● **Exercise**
With the pictures left out, copy the listing below exactly.

● **Data excerpt**

◇ ◇ ◇ ◇

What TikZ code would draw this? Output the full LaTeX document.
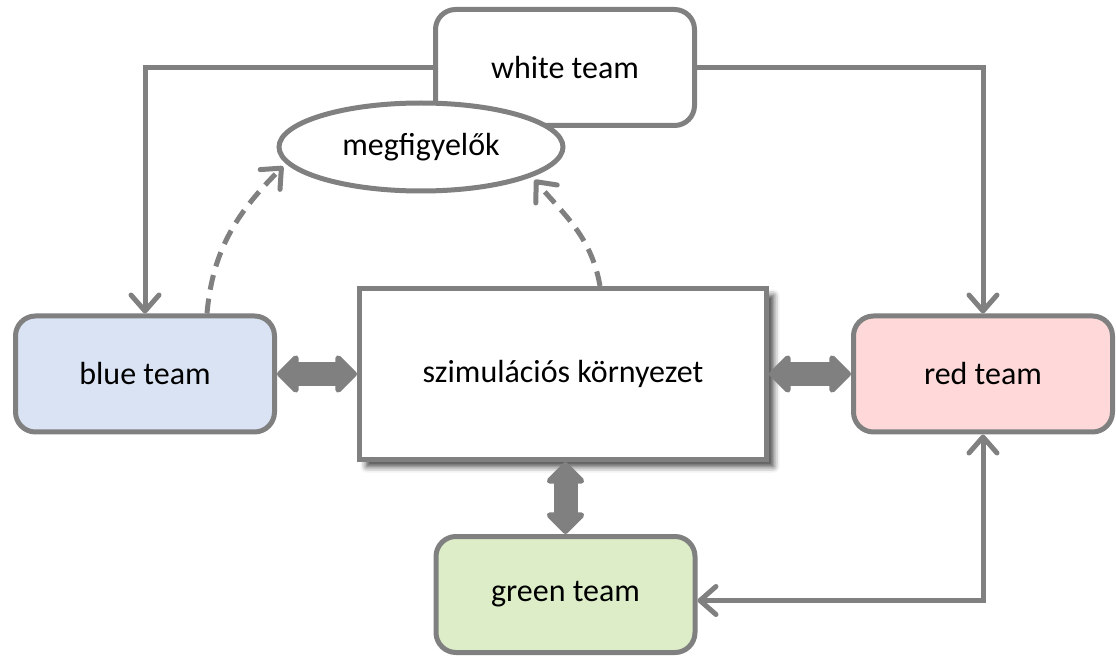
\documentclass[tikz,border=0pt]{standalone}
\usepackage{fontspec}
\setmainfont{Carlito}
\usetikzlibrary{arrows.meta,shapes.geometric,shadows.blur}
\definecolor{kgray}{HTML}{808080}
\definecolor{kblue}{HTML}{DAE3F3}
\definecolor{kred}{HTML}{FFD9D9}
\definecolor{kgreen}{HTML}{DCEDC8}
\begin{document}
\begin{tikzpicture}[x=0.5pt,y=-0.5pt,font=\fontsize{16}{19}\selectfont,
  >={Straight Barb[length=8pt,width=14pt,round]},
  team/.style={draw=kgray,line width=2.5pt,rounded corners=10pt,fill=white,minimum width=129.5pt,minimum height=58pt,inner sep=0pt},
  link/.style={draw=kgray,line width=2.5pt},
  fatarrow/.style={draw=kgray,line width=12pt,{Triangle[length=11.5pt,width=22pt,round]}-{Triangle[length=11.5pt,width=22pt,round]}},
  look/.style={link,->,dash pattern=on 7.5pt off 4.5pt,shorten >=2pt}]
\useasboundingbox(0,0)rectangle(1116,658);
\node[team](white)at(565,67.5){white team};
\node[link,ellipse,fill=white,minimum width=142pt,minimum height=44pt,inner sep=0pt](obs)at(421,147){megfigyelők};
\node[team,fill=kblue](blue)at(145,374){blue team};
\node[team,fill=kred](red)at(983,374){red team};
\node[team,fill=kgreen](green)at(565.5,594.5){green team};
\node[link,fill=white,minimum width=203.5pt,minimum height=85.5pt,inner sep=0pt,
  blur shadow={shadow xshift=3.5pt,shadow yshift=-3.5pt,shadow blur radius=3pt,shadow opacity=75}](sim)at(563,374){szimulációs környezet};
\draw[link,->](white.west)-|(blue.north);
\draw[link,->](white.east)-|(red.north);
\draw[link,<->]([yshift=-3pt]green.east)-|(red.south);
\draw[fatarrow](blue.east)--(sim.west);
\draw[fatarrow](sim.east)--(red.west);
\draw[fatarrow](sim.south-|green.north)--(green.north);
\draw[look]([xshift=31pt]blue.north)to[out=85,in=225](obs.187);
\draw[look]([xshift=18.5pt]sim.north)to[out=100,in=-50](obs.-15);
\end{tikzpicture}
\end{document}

◇ ◇ ◇ ◇

● **Task result**
What TikZ code would draw this? Output the full LaTeX document.
\documentclass[tikz,border=0pt]{standalone}
\usepackage{fontspec}
\setmainfont{Carlito}
\usetikzlibrary{arrows.meta,shapes.geometric,shadows.blur}
\definecolor{kgray}{HTML}{808080}
\definecolor{kblue}{HTML}{DAE3F3}
\definecolor{kred}{HTML}{FFD9D9}
\definecolor{kgreen}{HTML}{DCEDC8}
\begin{document}
\begin{tikzpicture}[x=0.5pt,y=-0.5pt,font=\fontsize{16}{19}\selectfont,
  >={Straight Barb[length=8pt,width=14pt,round]},
  team/.style={draw=kgray,line width=2.5pt,rounded corners=10pt,fill=white,minimum width=129.5pt,minimum height=58pt,inner sep=0pt},
  link/.style={draw=kgray,line width=2.5pt},
  fatarrow/.style={draw=kgray,line width=12pt,{Triangle[length=11.5pt,width=22pt,round]}-{Triangle[length=11.5pt,width=22pt,round]}},
  look/.style={link,->,dash pattern=on 7.5pt off 4.5pt,shorten >=2pt}]
\useasboundingbox(0,0)rectangle(1116,658);
\node[team](white)at(565,67.5){white team};
\node[link,ellipse,fill=white,minimum width=142pt,minimum height=44pt,inner sep=0pt](obs)at(421,147){megfigyelők};
\node[team,fill=kblue](blue)at(145,374){blue team};
\node[team,fill=kred](red)at(983,374){red team};
\node[team,fill=kgreen](green)at(565.5,594.5){green team};
\node[link,fill=white,minimum width=203.5pt,minimum height=85.5pt,inner sep=0pt,
  blur shadow={shadow xshift=3.5pt,shadow yshift=-3.5pt,shadow blur radius=3pt,shadow opacity=75}](sim)at(563,374){szimulációs környezet};
\draw[link,->](white.west)-|(blue.north);
\draw[link,->](white.east)-|(red.north);
\draw[link,<->]([yshift=-3pt]green.east)-|(red.south);
\draw[fatarrow](blue.east)--(sim.west);
\draw[fatarrow](sim.east)--(red.west);
\draw[fatarrow](sim.south-|green.north)--(green.north);
\draw[look]([xshift=31pt]blue.north)to[out=85,in=225](obs.187);
\draw[look]([xshift=18.5pt]sim.north)to[out=100,in=-50](obs.-15);
\end{tikzpicture}
\end{document}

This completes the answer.